Ontslag uit detentie

Op basis van de rapportage van de Reclassering kan hier eventueel een sociale indicatie vastgesteld worden. In feite moet hierin duidelijk gemaakt worden dat betrokkene al de nodige inspanningen voor resocialisatie verricht heeft en het verkrijgen van zelfstandige woonruimte een voorwaarde is voor een positieve afronding. Verwacht wordt dat betrokkene zich reeds bij aanvang van de detentie in heeft laten schrijven als woningzoekende. Inplaatsing kan bijzondere aandacht vereisen. De hoogte van de sociale indicatie is afhankelijk van de tijdsdruk.

Ontslag uit alcohol- of drugverslaving kliniek

Ook hier dient uit rapportage van de kliniek te blijken dat betrokkene de nodige inspanningen heeft verricht om tot een positief eindresultaat van de behandeling te komen en zelfstandige huisvesting de nog ontbrekende voorwaarde voor een nieuwe start is. Extra aandacht voor de inplaatsing is veelal wenselijk. Als voorwaarde kan gesteld worden dat er een (woon)begeleidingscontract wordt afgesloten met het CAD. De hoogte van de sociale indicatie is afhankelijk van de tijdsdruk.

Ontslag uit een psychiatrische kliniek of instelling voor beschermd wonen.

Rapportage van de instelling waarin zelfstandig wonen geïndiceerd wordt is ook hier een vereiste voor een sociale indicatie. Door de aanvrager gepleegde inspanningen t.b.v. een goed behandelingsresultaat hebben hier in principe minder de nadruk dan bij ontslag uit detentie. Inplaatsing is ook hier een belangrijk aandachtspunt. De hoogte van de sociale indicatie is afhankelijk van de tijdsdruk.

Bijlage 3: Vermogenstoets

Bij de beoordeling door de Woonruimtecommissie of een woningzoekende voldoende eigen mogelijkheden op de woningmarkt heeft, worden, naast de mogelijkheden in de huursector, ook de mogelijkheden in de koopsector betrokken in de beoordeling. Hierbij worden o.a. het vermogen, de waarde van een eigen huis, inkomen uit arbeid of uit andere bron, bijvoorbeeld alimentatie, alsmede de mogelijkheden tot hypotheekverstrekking betrokken. Ook worden in relatie tot de financiële middelen de mogelijkheden tot woningaanpassing betrokken. Indien het vermogen op € 100.000,= of meer wordt of kan worden geschat, wordt de aanvrager in elk geval geacht zelfstandig in zijn woningbehoefte te kunnen voorzien. Deze toetsing wordt door de secretaris van de Woonruimtecommissie uitgevoerd.
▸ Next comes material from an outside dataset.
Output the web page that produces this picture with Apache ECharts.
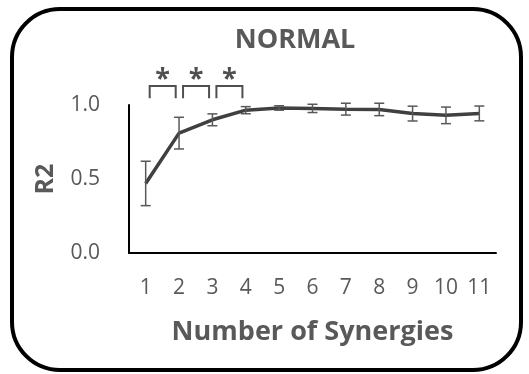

De aanvrager dient dergelijke gegevens eveneens schriftelijk te (kunnen) overleggen aan de Stichting Woningcorporaties Het Gooi en Omstreken op het moment dat een woning wordt toegewezen. Mocht dan blijken dat de eerder aan de gemeente verstrekte gegevens onjuist of onvolledig waren en op grond daarvan voorrang is verstrekt, dan kunnen deze aanleiding zijn tot het intrekken van de urgentieverklaring door de gemeente. Intrekking volgt in ieder geval bij overschrijding van de vermogensgrens.

De toets is van toepassing op alle vormen van urgenties genoemd in artikel 4.3, lid 2 en lid 3 van de verordening. Hantering van de vermogenstoets laat onverlet de mogelijkheid om artikel 5.1 van de verordening toe te passen (hardheidsclausule).